In 2020, the International Colloquium on Grammatical Inference is hosting a shared task on morphological inflection alongside its 2020 meeting. An example of English inflection is the conversion of the lemma run to its present participle, running.

To participate in the shared task, you will build a system that can solve inflection problems. All submitted systems will be compared on a held-out test set.

Inflectional Morphology

A word’s form reflects syntactic and semantic features that the word expresses. For example, each English count noun has both singular and plural forms (robot/robots, process/processes), known as the inflected forms of the noun. A Polish verb may have nearly 100 inflected forms.
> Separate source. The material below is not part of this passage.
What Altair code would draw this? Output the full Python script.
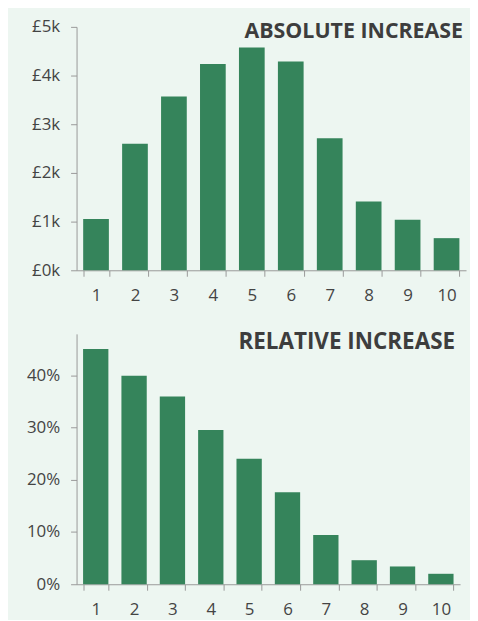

The data sparsity inherent in morphologically rich languages creates a challenge for computational modeling. Fortunately, inflected forms tend to be systematically related to one another. This is why English speakers can usually predict the singular form from the plural and vice-versa, even for words they have never seen before.

The Task

Given a lemma (the dictionary form of a word) and morphological features specifying a form,1 generate the target inflected form. The task will be familiar to participants in the SIGMORPHON shared tasks on inflection, with some modifications and a focus on diversity in languages.

English example

Source lemma: run
Target tag: V;PRS;PTCP
Output: running

Recent high-performance systems include Hulden et al. (2014), Nicolai, Cherry and Kondrak (2015), Makarov and Clematide (2018), and Anastasopoulos and Neubig (2019).

Languages

We have chosen a diverse set of 10 languages with rich inflection. All of the datasets have been scraped from Wiktionary or language-specific digitized texts and undergone additional processing at the Center for Language and Speech Processing at Johns Hopkins University. The data are formatted according to the schema described in Sylak-Glassman et al. (2015).


  1. The features are drawn from a finite set of morphological tags in the UniMorph schema.